Why vocabulary comes first
Words carry meaning. Even with little grammar, knowing the right words lets you understand and be understood. This is why German with Levels teaches vocabulary first, in small batches, before adding grammar.
A strong word base also makes grammar easier. When you study grammar with words you already know, you only have to focus on the rule, not on new words at the same time.
Which German words to learn first
For A1, focus on words you use every day:
- Greetings and polite words: hallo, danke, bitte, tschüss
- Numbers and days of the week
- Family words: Mutter, Vater, Bruder, Schwester
- Food and drink: Wasser, Brot, Kaffee, Apfel
- Common verbs: sein (to be), haben (to have), gehen (to go), machen (to do)
- Question words: wer, was, wo, wann, wie, warum
- Everyday nouns: Haus, Auto, Arbeit, Tag, Zeit
These words appear again and again, so they give you the most value early on.
How to learn German words so they stick
Learn in small batches. A few words at a time is easier to remember than a long list.
Test yourself. Word tests show you which words you truly know and which need more review.

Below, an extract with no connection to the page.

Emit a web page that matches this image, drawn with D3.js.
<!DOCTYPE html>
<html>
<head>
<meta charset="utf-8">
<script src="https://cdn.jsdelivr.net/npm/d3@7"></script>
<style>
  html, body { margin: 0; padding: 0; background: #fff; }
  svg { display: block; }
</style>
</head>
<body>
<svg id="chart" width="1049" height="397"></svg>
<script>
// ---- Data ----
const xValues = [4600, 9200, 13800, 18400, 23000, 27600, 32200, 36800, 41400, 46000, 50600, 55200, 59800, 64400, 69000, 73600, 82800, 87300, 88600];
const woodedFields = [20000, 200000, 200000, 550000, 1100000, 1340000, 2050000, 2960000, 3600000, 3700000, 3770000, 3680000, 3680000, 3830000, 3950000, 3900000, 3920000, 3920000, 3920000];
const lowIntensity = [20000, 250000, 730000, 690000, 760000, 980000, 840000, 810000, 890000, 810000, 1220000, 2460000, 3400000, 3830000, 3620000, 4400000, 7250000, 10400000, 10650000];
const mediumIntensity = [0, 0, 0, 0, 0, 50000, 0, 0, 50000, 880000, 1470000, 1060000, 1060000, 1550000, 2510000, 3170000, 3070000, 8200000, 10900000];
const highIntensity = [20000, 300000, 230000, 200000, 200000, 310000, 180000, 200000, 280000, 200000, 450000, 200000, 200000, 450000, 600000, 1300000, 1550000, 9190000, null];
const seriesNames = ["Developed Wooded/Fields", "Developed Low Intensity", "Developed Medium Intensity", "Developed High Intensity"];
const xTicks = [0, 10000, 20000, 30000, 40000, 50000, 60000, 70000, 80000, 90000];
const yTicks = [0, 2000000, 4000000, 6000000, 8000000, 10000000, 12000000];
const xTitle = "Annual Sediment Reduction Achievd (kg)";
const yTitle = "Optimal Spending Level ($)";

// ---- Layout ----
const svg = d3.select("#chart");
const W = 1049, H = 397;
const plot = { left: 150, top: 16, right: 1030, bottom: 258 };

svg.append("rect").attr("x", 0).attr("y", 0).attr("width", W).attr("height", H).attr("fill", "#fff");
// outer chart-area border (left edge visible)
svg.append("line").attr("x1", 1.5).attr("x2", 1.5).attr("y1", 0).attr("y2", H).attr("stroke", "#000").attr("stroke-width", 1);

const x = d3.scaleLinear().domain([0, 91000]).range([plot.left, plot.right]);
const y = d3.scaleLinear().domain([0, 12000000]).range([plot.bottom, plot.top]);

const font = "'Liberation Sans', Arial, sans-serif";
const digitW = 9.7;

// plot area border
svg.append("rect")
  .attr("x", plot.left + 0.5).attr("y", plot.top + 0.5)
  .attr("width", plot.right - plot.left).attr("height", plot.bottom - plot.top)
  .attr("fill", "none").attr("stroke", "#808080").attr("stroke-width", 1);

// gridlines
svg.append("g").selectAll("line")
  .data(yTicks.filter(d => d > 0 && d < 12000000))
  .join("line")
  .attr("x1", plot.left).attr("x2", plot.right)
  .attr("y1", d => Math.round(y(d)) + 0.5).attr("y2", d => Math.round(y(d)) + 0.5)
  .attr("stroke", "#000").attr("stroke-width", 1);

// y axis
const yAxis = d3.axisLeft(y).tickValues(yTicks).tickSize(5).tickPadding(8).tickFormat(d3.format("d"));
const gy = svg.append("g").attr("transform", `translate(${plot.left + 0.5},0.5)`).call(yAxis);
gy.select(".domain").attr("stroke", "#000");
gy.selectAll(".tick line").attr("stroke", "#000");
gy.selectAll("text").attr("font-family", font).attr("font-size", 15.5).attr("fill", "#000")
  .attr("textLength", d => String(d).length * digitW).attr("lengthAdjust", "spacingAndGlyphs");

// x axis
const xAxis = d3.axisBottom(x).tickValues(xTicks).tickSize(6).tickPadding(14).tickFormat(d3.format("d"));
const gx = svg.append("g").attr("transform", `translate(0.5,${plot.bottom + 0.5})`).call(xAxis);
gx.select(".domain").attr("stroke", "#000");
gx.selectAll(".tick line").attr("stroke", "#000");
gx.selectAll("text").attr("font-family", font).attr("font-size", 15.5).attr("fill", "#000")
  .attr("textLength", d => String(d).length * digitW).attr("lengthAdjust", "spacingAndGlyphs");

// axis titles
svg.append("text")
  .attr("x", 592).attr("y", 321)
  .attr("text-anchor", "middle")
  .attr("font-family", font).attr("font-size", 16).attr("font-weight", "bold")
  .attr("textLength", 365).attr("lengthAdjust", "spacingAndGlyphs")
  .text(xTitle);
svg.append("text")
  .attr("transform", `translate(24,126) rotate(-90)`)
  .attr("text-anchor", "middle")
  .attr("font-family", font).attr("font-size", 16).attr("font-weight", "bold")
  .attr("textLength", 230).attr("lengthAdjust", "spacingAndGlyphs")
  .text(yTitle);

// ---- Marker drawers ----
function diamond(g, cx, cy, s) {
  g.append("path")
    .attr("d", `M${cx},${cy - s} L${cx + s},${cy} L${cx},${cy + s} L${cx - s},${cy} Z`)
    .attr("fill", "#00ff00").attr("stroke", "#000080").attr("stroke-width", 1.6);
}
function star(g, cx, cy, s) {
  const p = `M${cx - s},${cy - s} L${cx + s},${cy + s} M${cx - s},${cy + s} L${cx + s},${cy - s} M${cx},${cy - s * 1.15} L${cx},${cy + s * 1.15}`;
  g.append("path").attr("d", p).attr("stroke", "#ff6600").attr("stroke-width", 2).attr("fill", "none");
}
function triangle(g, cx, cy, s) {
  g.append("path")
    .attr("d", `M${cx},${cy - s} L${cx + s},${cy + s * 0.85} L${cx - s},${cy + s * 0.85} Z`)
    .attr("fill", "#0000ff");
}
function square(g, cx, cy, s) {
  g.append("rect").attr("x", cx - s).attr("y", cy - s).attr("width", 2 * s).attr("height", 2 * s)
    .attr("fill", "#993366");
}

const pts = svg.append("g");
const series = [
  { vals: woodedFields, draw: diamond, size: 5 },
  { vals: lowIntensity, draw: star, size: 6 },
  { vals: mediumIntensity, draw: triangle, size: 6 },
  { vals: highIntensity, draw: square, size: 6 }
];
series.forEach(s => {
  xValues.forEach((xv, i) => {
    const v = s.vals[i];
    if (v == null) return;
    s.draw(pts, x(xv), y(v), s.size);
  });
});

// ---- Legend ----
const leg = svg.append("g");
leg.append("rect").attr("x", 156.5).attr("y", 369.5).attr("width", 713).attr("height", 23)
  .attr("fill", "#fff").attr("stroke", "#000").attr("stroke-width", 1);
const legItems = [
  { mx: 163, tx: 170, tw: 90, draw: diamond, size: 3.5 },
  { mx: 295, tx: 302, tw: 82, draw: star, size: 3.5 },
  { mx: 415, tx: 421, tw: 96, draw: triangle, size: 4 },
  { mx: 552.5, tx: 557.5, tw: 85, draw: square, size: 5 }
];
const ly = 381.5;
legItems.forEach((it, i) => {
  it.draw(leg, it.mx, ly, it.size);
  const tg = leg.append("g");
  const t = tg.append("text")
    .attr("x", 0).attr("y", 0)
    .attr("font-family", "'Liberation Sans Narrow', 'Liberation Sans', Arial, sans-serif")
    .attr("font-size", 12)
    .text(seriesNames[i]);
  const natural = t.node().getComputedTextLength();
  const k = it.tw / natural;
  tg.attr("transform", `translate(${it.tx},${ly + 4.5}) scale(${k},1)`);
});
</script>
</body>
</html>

Review what you forget. Use a dictionary or words section to look up and review words you lose.
Hear and say the words. Listening and speaking practice connect each word to sound and use, not just spelling.

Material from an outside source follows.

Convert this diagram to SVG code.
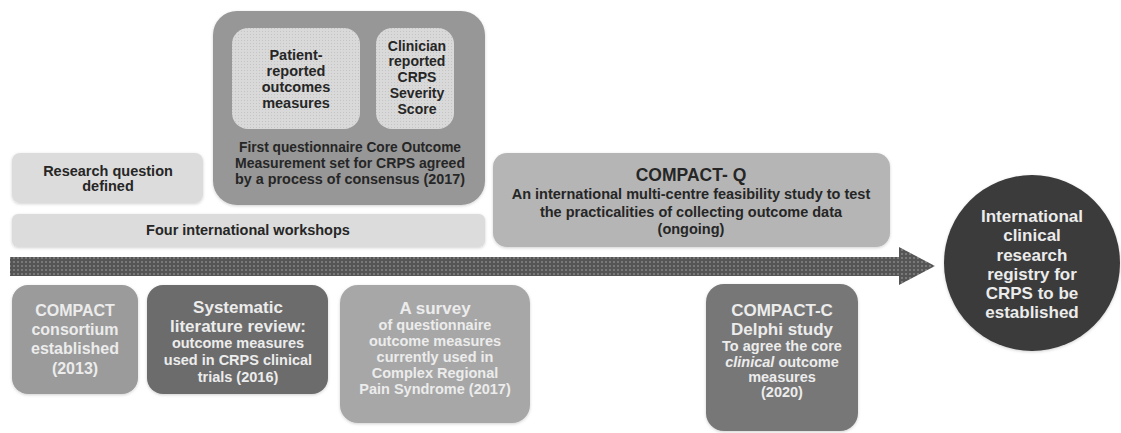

See words in context. Short stories show your known words inside real sentences.
German nouns and gender
German nouns have a gender: der (masculine), die (feminine), or das (neuter). It is a good habit to learn each noun with its article, for example "das Brot" instead of just "Brot." This makes grammar easier later because the gender is part of the word from the start.
Turning vocabulary into sentences
Once you know a batch of words, you can begin to build simple sentences. With "ich" (I), "haben" (to have), and "Zeit" (time), you can say "Ich habe Zeit" (I have time). This is the bridge from vocabulary to grammar: you use known words to learn how German sentences work.